What the task requires
Gather each line of the entries below that includes "this".

Stored data
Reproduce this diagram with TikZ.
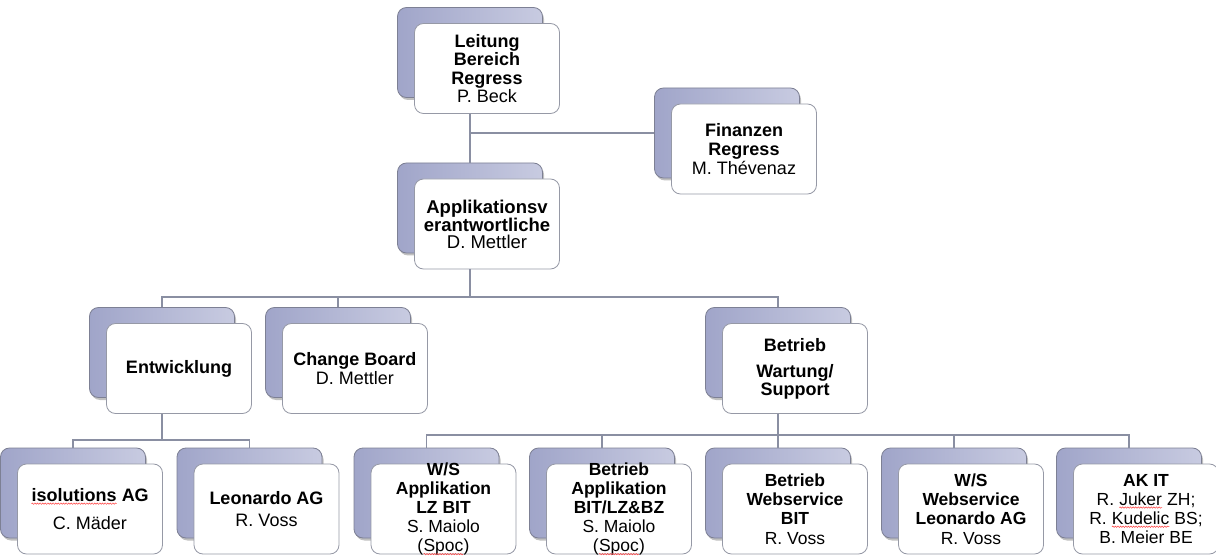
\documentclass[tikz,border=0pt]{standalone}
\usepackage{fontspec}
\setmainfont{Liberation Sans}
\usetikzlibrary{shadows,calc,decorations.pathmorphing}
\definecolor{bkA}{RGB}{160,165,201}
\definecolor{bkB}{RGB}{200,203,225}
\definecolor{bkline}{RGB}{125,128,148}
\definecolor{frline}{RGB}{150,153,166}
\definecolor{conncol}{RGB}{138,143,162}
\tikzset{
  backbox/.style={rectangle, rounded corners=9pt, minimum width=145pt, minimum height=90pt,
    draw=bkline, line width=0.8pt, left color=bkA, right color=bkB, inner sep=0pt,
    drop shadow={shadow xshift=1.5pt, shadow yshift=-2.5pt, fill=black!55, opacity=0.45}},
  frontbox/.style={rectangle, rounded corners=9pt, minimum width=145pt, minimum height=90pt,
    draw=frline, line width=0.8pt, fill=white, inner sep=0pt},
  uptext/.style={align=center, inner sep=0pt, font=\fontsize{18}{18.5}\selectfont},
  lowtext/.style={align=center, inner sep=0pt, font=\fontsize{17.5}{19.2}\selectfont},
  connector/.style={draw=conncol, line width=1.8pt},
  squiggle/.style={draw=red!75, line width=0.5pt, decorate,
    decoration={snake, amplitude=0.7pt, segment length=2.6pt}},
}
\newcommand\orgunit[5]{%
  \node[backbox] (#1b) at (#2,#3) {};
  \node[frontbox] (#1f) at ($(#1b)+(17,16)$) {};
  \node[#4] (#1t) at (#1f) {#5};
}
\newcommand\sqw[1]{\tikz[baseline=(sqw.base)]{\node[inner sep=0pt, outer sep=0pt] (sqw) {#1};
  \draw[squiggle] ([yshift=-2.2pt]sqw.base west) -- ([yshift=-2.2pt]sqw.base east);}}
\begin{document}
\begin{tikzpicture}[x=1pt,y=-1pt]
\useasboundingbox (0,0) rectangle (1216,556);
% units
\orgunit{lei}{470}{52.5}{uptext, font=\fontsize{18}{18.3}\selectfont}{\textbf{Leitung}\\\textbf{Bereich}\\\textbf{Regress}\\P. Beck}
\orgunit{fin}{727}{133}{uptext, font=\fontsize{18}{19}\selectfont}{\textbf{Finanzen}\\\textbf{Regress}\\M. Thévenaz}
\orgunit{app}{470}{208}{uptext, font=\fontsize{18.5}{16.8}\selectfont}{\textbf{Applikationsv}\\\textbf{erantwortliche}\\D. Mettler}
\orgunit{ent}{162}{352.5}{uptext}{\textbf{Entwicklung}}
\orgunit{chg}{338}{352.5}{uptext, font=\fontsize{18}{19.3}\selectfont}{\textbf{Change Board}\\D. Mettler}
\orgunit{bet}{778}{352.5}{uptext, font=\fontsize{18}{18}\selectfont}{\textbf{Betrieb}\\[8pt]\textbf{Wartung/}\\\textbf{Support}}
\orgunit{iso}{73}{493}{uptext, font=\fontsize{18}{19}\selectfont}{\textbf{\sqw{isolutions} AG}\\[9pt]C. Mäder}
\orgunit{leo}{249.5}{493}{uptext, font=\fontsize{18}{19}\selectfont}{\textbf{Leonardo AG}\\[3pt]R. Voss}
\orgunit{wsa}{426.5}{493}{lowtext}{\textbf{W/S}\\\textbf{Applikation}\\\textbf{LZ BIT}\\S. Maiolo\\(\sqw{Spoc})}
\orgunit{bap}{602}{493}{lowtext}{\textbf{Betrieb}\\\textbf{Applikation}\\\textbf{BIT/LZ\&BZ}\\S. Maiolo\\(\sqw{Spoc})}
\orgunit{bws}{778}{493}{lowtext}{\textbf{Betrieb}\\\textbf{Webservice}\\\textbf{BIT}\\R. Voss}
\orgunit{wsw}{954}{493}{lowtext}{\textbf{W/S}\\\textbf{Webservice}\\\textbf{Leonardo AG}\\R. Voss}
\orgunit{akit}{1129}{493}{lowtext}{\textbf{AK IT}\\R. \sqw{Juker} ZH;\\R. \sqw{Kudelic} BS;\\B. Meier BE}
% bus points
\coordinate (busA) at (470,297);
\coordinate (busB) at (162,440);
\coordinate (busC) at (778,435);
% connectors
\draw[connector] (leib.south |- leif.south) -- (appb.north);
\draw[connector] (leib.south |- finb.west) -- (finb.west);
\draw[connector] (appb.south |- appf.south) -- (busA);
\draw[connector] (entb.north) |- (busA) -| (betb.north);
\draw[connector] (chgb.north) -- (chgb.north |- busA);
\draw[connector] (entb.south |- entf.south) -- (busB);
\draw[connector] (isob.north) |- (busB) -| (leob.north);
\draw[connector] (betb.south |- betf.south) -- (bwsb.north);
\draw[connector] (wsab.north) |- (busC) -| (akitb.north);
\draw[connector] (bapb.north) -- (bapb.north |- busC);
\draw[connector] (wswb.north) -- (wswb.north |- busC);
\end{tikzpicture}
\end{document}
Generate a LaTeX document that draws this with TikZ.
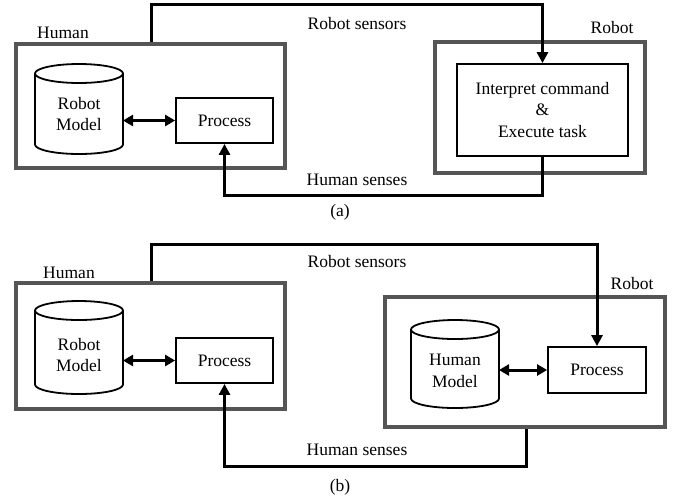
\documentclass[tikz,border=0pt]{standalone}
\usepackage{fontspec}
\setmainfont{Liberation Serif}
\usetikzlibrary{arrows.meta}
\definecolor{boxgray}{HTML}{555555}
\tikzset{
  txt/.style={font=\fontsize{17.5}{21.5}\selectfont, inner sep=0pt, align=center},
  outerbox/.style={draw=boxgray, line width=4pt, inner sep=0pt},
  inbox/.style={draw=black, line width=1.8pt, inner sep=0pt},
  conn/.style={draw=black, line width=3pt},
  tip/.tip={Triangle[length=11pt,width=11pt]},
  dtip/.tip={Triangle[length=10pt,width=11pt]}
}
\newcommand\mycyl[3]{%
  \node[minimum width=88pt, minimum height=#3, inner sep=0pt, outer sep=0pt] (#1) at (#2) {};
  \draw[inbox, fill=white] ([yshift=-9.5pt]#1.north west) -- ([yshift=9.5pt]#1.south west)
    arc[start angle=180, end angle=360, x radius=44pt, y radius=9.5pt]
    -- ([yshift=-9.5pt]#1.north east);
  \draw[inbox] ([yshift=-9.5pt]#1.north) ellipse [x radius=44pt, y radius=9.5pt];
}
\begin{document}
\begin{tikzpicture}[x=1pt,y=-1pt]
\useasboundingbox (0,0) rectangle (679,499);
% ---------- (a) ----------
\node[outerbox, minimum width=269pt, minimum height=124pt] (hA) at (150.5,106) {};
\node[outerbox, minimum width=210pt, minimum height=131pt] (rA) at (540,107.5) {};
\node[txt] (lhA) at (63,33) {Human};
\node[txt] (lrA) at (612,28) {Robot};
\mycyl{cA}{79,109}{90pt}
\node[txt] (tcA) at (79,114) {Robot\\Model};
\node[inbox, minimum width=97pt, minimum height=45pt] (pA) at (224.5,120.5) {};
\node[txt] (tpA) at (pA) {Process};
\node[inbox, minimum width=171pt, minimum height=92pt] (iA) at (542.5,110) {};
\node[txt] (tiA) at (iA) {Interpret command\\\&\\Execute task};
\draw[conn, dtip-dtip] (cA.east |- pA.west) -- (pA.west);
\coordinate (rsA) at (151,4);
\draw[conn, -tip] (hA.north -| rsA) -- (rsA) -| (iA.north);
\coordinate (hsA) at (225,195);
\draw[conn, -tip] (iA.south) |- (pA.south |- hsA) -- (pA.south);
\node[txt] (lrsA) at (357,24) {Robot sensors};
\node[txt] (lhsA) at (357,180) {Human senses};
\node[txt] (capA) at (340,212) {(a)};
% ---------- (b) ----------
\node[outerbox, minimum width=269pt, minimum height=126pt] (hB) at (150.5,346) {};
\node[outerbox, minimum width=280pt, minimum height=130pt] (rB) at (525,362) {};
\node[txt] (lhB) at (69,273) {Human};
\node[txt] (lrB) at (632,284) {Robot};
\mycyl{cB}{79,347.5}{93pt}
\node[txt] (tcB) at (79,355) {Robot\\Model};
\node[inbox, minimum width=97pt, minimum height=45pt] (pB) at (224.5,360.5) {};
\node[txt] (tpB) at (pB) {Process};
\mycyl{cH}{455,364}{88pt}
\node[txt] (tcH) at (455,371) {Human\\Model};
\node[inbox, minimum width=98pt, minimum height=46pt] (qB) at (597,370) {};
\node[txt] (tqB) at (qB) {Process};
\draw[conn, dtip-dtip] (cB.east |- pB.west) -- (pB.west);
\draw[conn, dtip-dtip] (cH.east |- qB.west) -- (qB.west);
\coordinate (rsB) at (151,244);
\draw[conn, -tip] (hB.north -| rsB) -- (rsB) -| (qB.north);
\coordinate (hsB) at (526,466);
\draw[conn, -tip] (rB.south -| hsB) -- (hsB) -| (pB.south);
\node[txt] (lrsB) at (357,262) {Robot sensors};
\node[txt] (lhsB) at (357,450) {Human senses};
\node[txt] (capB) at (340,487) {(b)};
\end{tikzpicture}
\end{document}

Correct response
Reproduce this diagram with TikZ.
Generate a LaTeX document that draws this with TikZ.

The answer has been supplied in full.